The Role of News Media and Social Platforms During the Outage
With CodeRED partially offline, many agencies quickly leaned on local broadcasters and social media platforms as backup megaphones. This shift highlighted both strengths and weaknesses of our modern information ecosystem.
Strengths
- Radio and TV stations can rapidly rebroadcast official information.
- City and county accounts on platforms like X (formerly Twitter) and Facebook can reach large audiences quickly.
- Journalists often provide crucial context and verification during fast‑moving events.
Weaknesses
- Algorithms may bury critical posts beneath non‑urgent content.
- Not everyone uses or trusts major social media platforms.
- Rumors and misinformation can spread faster than corrections.
Public figures who specialize in cybersecurity and emergency preparedness, such as Brian Krebs and CISA’s official X account, often act as amplifiers of verified information during these incidents, helping the public parse what is known and what remains speculation.

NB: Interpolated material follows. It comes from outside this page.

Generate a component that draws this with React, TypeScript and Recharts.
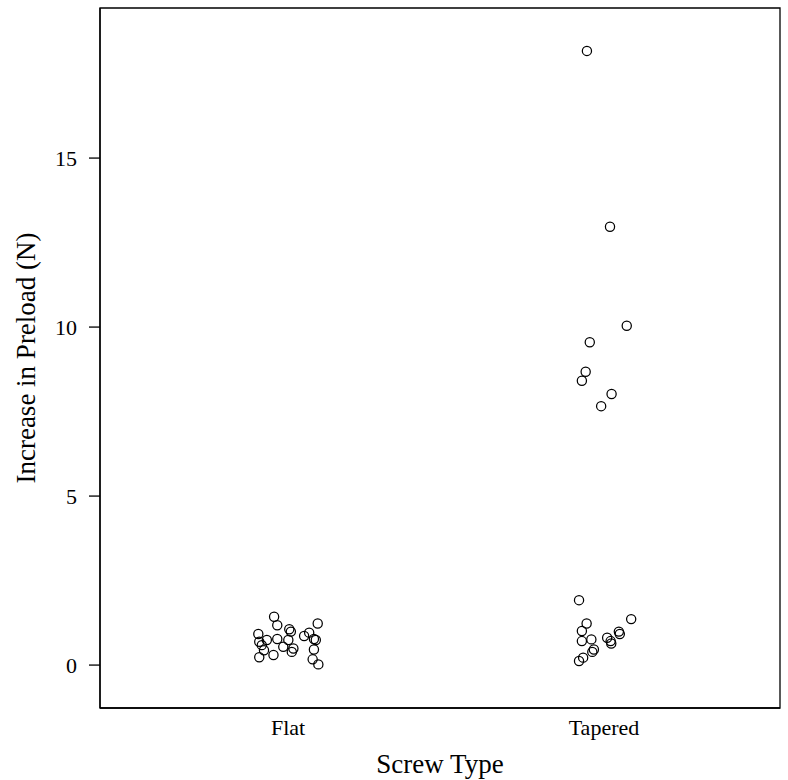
import React from "react";
import {
  ScatterChart,
  Scatter,
  XAxis,
  YAxis,
  ReferenceArea,
} from "recharts";

// categories on the x axis
const categories = ["Flat", "Tapered"];

// increase in preload (N) per screw
const flatValues = [
  1.43, 1.18, 1.23, 0.92, 1.06, 0.99, 0.96, 0.86, 0.74, 0.77, 0.74, 0.77,
  0.74, 0.69, 0.59, 0.54, 0.44, 0.49, 0.39, 0.46, 0.23, 0.3, 0.17, 0.02,
];
// horizontal jitter of each point around its category
const flatJitter = [
  -0.044, -0.034, 0.094, -0.094, 0.004, 0.009, 0.067, 0.051, -0.067, -0.034,
  0.001, 0.082, 0.088, -0.091, -0.083, -0.015, -0.076, 0.017, 0.012, 0.082,
  -0.091, -0.046, 0.078, 0.096,
];

const taperedValues = [
  18.17, 12.97, 10.04, 9.55, 8.68, 8.41, 8.02, 7.66, 1.92, 1.23, 1.01, 1.36,
  0.71, 0.76, 0.81, 0.71, 0.64, 0.99, 0.92, 0.46, 0.39, 0.22, 0.12,
];
const taperedJitter = [
  -0.054, 0.019, 0.072, -0.045, -0.058, -0.07, 0.024, -0.009, -0.079, -0.055,
  -0.07, 0.086, -0.07, -0.04, 0.01, 0.021, 0.023, 0.047, 0.05, -0.032,
  -0.037, -0.066, -0.079,
];

const yTicks = [0, 5, 10, 15];

const font = "'Liberation Serif', 'Times New Roman', serif";

const points = [
  ...flatValues.map((v, i) => ({ x: 1 + flatJitter[i], y: v })),
  ...taperedValues.map((v, i) => ({ x: 2 + taperedJitter[i], y: v })),
];

const xDomain: [number, number] = [0.405, 2.557];
const yDomain: [number, number] = [-1.27, 19.44];

function OpenCircle(props: any) {
  const { cx, cy } = props;
  return (
    <circle cx={cx} cy={cy} r={4.6} fill="none" stroke="#000" strokeWidth={1.25} />
  );
}

export default function App() {
  return (
    <div style={{ position: "absolute", left: 0, top: 0, background: "#fff" }}>
      <ScatterChart
        width={788}
        height={780}
        margin={{ top: 8, right: 8, left: 0, bottom: 0 }}
      >
        <XAxis
          type="number"
          dataKey="x"
          domain={xDomain}
          allowDataOverflow
          ticks={[1, 2]}
          tickFormatter={(v: number) => categories[Math.round(v) - 1]}
          tickLine={false}
          tickSize={0}
          tickMargin={11}
          height={72}
          axisLine={{ stroke: "#000", strokeWidth: 1.3 }}
          tick={{ fontSize: 22, fontFamily: font, fill: "#000" }}
          label={{
            value: "Screw Type",
            position: "insideBottom",
            offset: 7,
            style: { fontSize: 27, fontFamily: font, fill: "#000" },
          }}
        />
        <YAxis
          type="number"
          dataKey="y"
          domain={yDomain}
          allowDataOverflow
          ticks={yTicks}
          width={100}
          tickSize={11}
          tickMargin={12}
          tickLine={{ stroke: "#000", strokeWidth: 1.3 }}
          axisLine={{ stroke: "#000", strokeWidth: 1.3 }}
          tick={{ fontSize: 22, fontFamily: font, fill: "#000" }}
          label={{
            value: "Increase in Preload (N)",
            angle: -90,
            position: "insideLeft",
            offset: 25,
            style: { fontSize: 27, fontFamily: font, fill: "#000", textAnchor: "middle" },
          }}
        />
        {/* plot frame */}
        <ReferenceArea
          x1={xDomain[0]}
          x2={xDomain[1]}
          y1={yDomain[0]}
          y2={yDomain[1]}
          fill="none"
          fillOpacity={0}
          stroke="#000"
          strokeWidth={1.3}
          strokeOpacity={1}
          ifOverflow="visible"
        />
        <Scatter
          data={points}
          shape={OpenCircle}
          isAnimationActive={false}
        />
      </ScatterChart>
    </div>
  );
}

Staying Informed: Research, Tools, and Deeper Reading
For readers who want to dig deeper into the intersection of cyber risk and emergency communication, the following resources provide authoritative, regularly updated information:
- Ready.gov: Emergency Alerts – Official U.S. guidance on the major alerting systems and how to enroll in them.
- FEMA IPAWS Program – Technical and policy details on the Integrated Public Alert and Warning System used for WEA and EAS messages.
- CISA Ransomware and Cybersecurity Guides – Playbooks and best practices for defending critical public services.
- YouTube: FEMA – How Emergency Alerts Work – An accessible video overview of the alerting ecosystem.
- Academic analyses, such as NIST’s publications on critical infrastructure resilience, available via the NIST CSRC library.
Additional Insights: Building a Culture of Resilient Alerts
Beyond technology and policy, the CodeRED cyberattack points to a deeper challenge: cultivating a culture in which everyone—vendors, governments, and residents—sees emergency alerts as a shared responsibility.
For individuals, that means:
- Regularly checking that phone, app, and radio alerts are active and configured.
- Talking with family members about how information will be shared if systems fail.
- Following at least one trusted local news outlet and your local emergency management office on social platforms.
For organizations, it means:
- Embedding cyber risk into all continuity‑of‑operations planning.
- Running realistic exercises that simulate vendor outages—not just physical disasters.
- Sharing lessons learned with peer jurisdictions, rather than treating incidents as isolated embarrassments.
The CodeRED incident is a reminder that resilience is not a product you buy once—it is a habit, built over time, tested in real events, and continually refined. The more communities invest in that habit today, the less likely it is that the next cyberattack will turn into a full‑scale public safety crisis.